He said to
them, “These are my words that I spoke to you while I was still with you, that
everything written about me in the law of Moses and in the prophets and psalms
must be fulfilled.” - Luke 24:35-48
I have always
been a skeptic. I was undoubtedly the annoying kid that asked, “Why?” about five times
a minute. In one of the Sunday CCE classes before my first communion, I asked
Sister Mary, “Why did Jesus have to die? Why didn’t God save Jesus?” Sister
Mary responded, “It’s because God loves you. Jesus died for our sins.” I began
feeling extremely guilty lying to my mom and hitting my sister the night
before. I mean… Jesus died
because of it! Then Good
Friday came along and I rejoiced because popcorn was strewn around
Jesus’ feet during the veneration of the cross. The answer no
longer mattered.
As I got
older, the questions came back. The need to understand and analyze returned. I
kept asking why. I knew
the answers were there, but I failed to grasp it. This Lenten season
has been different from the previous. I am more prayerful, perhaps because I am
more troubled. The need for comfort is more pressing. I dream more, both
troubled and happy dreams. In one of the happy dreams, I was a child climbing
into God’s lap as he read stories from the Bible. The image was fuzzy. I don’t
know what was said, but I knew it made sense.
Today’s gospel drew
an image in my mind. Jesus knew he was going to suffer. He also knew
he would rise again on the third day because it was written in the Scriptures.
He did this for us, to repent for our sins.
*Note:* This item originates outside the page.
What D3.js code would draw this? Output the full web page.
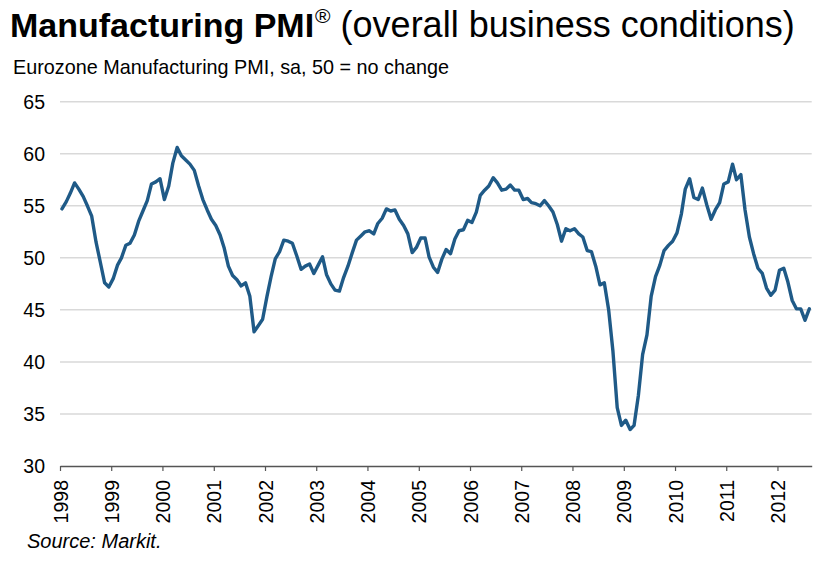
<!DOCTYPE html>
<html>
<head>
<meta charset="utf-8">
<script src="https://cdn.jsdelivr.net/npm/d3@7"></script>
<style>
  html, body { margin: 0; padding: 0; background: #fff; }
  svg { display: block; font-family: "Liberation Sans", Arial, Helvetica, sans-serif; }
</style>
</head>
<body>
<svg id="chart" width="831" height="563"></svg>
<script>
// ---- data ----
const startYear = 1998;
const startMonth = 0; // January
const pmi1998 = [54.7, 55.4, 56.2, 57.2, 56.6, 55.9, 55.0, 54.0, 51.5, 49.6, 47.6, 47.2];
const pmi1999 = [48.0, 49.3, 50.0, 51.2, 51.4, 52.2, 53.5, 54.5, 55.5, 57.1, 57.3, 57.6];
const pmi2000 = [55.6, 56.9, 59.1, 60.6, 59.8, 59.4, 59.0, 58.4, 56.9, 55.6, 54.6, 53.7];
const pmi2001 = [53.1, 52.2, 51.0, 49.2, 48.3, 47.9, 47.3, 47.6, 46.3, 42.9, 43.5, 44.1];
const pmi2002 = [46.3, 48.3, 49.9, 50.6, 51.7, 51.6, 51.4, 50.2, 48.9, 49.2, 49.4, 48.5];
const pmi2003 = [49.3, 50.1, 48.4, 47.5, 46.9, 46.8, 48.1, 49.2, 50.5, 51.7, 52.1, 52.5];
const pmi2004 = [52.6, 52.3, 53.3, 53.8, 54.7, 54.5, 54.6, 53.7, 53.1, 52.3, 50.5, 51.0];
const pmi2005 = [51.9, 51.9, 50.1, 49.1, 48.6, 49.9, 50.8, 50.4, 51.8, 52.6, 52.7, 53.6];
const pmi2006 = [53.4, 54.4, 56.0, 56.5, 56.9, 57.7, 57.2, 56.5, 56.6, 57.0, 56.5, 56.5];
const pmi2007 = [55.6, 55.7, 55.3, 55.2, 55.0, 55.5, 55.0, 54.4, 53.2, 51.6, 52.8, 52.6];
const pmi2008 = [52.8, 52.3, 52.0, 50.7, 50.6, 49.2, 47.4, 47.6, 45.0, 41.1, 35.6, 33.9];
const pmi2009 = [34.4, 33.5, 33.9, 36.8, 40.7, 42.6, 46.3, 48.2, 49.3, 50.7, 51.2, 51.6];
const pmi2010 = [52.4, 54.2, 56.6, 57.6, 55.8, 55.6, 56.7, 55.1, 53.7, 54.6, 55.3, 57.1];
const pmi2011 = [57.3, 59.0, 57.5, 58.0, 54.6, 52.0, 50.4, 49.0, 48.5, 47.1, 46.4, 46.9];
const pmi2012 = [48.8, 49.0, 47.7, 45.9, 45.1, 45.1, 44.0, 45.1];
const xTickYears = [1998, 1999, 2000, 2001, 2002, 2003, 2004, 2005, 2006, 2007, 2008, 2009, 2010, 2011, 2012];
const yTicks = [30, 35, 40, 45, 50, 55, 60, 65];
const titleBold = "Manufacturing PMI";
const titleMark = "®";
const titleRest = " (overall business conditions)";
const subtitle = "Eurozone Manufacturing PMI, sa, 50 = no change";
const source = "Source: Markit.";

const pmiValues = [].concat(pmi1998, pmi1999, pmi2000, pmi2001, pmi2002, pmi2003, pmi2004,
  pmi2005, pmi2006, pmi2007, pmi2008, pmi2009, pmi2010, pmi2011, pmi2012);
const series = pmiValues.map((v, i) => ({ date: new Date(startYear, startMonth + i, 15), value: v }));

// ---- layout ----
const svg = d3.select("#chart");
const plot = { left: 60, right: 811.7, top: 101.7, bottom: 466 };

const x = d3.scaleTime()
  .domain([new Date(1998, 0, 1), new Date(2012, 8, 1)])
  .range([plot.left, plot.right]);
const y = d3.scaleLinear().domain([30, 65]).range([plot.bottom, plot.top]);

// title
const title = svg.append("text").attr("x", 10).attr("y", 37).attr("fill", "#000");
title.append("tspan").style("font-weight", "bold").style("font-size", "34px").text(titleBold);
title.append("tspan").style("font-size", "21px").attr("dx", 1).attr("dy", -14).text(titleMark);
title.append("tspan").style("font-size", "36px").attr("dy", 14).text(titleRest);

svg.append("text").attr("x", 13).attr("y", 74).style("font-size", "19.8px").attr("fill", "#000").text(subtitle);

// gridlines
svg.append("g").selectAll("line").data(yTicks.filter(d => d > 30)).join("line")
  .attr("x1", plot.left).attr("x2", plot.right)
  .attr("y1", d => y(d)).attr("y2", d => y(d))
  .attr("stroke", "#d9d9d9").attr("stroke-width", 1.5);

// y labels
svg.append("g").selectAll("text").data(yTicks).join("text")
  .attr("x", 45).attr("y", d => y(d)).attr("dy", "0.36em")
  .attr("text-anchor", "end").style("font-size", "19.5px").attr("fill", "#000")
  .text(d => d);

// x axis
const xAxis = d3.axisBottom(x)
  .tickValues(xTickYears.map(yr => new Date(yr, 0, 1)))
  .tickFormat(d3.timeFormat("%Y"))
  .tickSize(5)
  .tickSizeOuter(0);
const gx = svg.append("g").attr("transform", `translate(0,${plot.bottom})`).call(xAxis);
gx.select(".domain").attr("stroke", "#555").attr("stroke-width", 1.5);
gx.selectAll(".tick line").attr("stroke", "#555").attr("stroke-width", 1.2);
gx.selectAll(".tick text")
  .attr("transform", "rotate(-90)")
  .attr("x", -14).attr("y", 0).attr("dy", "0.36em")
  .attr("text-anchor", "end")
  .style("font-size", "19.5px").style("font-family", "'Liberation Sans', Arial, sans-serif")
  .attr("fill", "#000");

// line
const line = d3.line().x(d => x(d.date)).y(d => y(d.value));
svg.append("path").datum(series)
  .attr("d", line).attr("fill", "none")
  .attr("stroke", "#1f5a87").attr("stroke-width", 3.4)
  .attr("stroke-linejoin", "round").attr("stroke-linecap", "round");

// source
svg.append("text").attr("x", 27).attr("y", 548).style("font-size", "20px").style("font-style", "italic")
  .attr("fill", "#000").text(source);
</script>
</body>
</html>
The image of Christ continually
dying and rising for us tugs at the heartstring, and Sister Mary’s words
came back. God loves
you. Often, usually when my spirits are low, I wonder if I am worthy of
such love. Today, I wonder if I have read the Scriptures wrong. Maybe
instead of asking if I’m worthy of such love, I will continue to pray
for clarity and better understanding of His words.
Lord, please
clear my muddled mind and help me understand your words.